15. In the decision in Anand Prakash Sinha @ Anand Sinha v. State of Haryana (2016) 6 SCC 105, it was observed that if the Court has not framed a charge despite the material on record, it has the jurisdiction to add a charge or even to alter the charge. The principle that has to be kept in mind is that the charge so framed by the Magistrate is in accord with the materials produced before him or if subsequent evidence comes on record. The Court went on to hold that under section .216 Cr.P.C the charges already framed can be altered even before evidence has been let in.
16. Further in the decision in Central Bureau of Investigation v. Karimullah Osan Khan (2014) 11 SCC 538 it was observed that section 216 Cr.P.C. gives considerable power to the trial court, that is, even after the completion of evidence, arguments heard and the judgment reserved, it can alter and add to any charge, subject to the conditions mentioned therein. It was further held that the expressions' ‘at anytime’ and ‘before the judgment is pronounced’ would indicate that the power is very wide and can be exercised in appropriate cases, in the interest of justice, but at the same time, the court should also see that its orders would not cause any prejudice to the accused.
17. It is also relevant to refer to the judgment in P.Kartikalakshmi v. Sri.Ganesh and Another (2017) 3 SCC 347 wherein this question came up for consideration, and the court held that the power under section 216 is vested exclusively on the court and it is an enabling provision to exercise power under contingencies which comes to its knowledge.

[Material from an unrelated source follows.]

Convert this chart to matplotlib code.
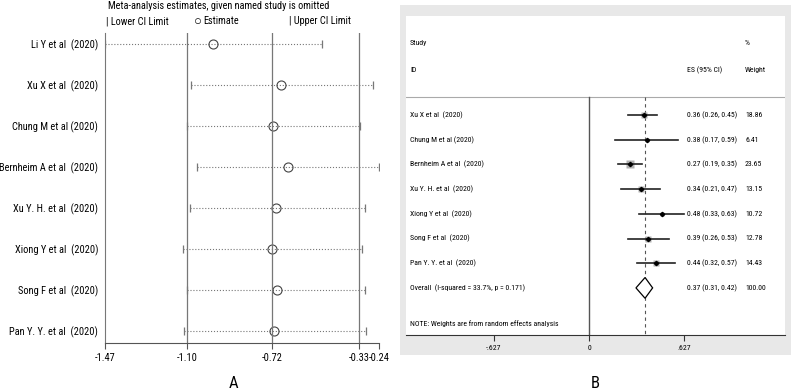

18. Thus, it is evident that the power of the court to alter or add any charge is unlimited and unrestrained, which can be done at any time before the judgment is pronounced. When there are materials available before the court to frame a charge or add or alter the charge for different offences other than those for which cognizance was taken, the court is not only entitled but is bound to do so.
19. The contention of the petitioner that once cognizance of an offence has been taken, the court cannot frame the charge for a different offence before evidence is taken, is legally untenable.
20. In a recent decision of the Allahabad High Court in Rajkumar v. State of U.P. and Another 2023 AHC 210106, it was observed that there are four stages in a criminal proceeding, stage of taking cognizance, the stage of framing of charge, the stage of evidence and the stage of judgment. As the case proceeds from the stage of cognizance to the stage of framing of charge and onwards, the proceedings begin to take shape, the loose ends are tightened, and the approach becomes more and more penetrative. Hence at the time of framing of charge, the court considers more elaborately and delves deeper into the prosecution records. At such a stage of the proceedings, the court's hands cannot be tied with the order taking cognizance as that can affect the fair trial of the case. I am in agreement with the observations in the above judgment.
Since the order framing charge has been carried out in accordance with law, the impugned orders need no interference. Hence there is no merit in this criminal miscellaneous case, and it is dismissed.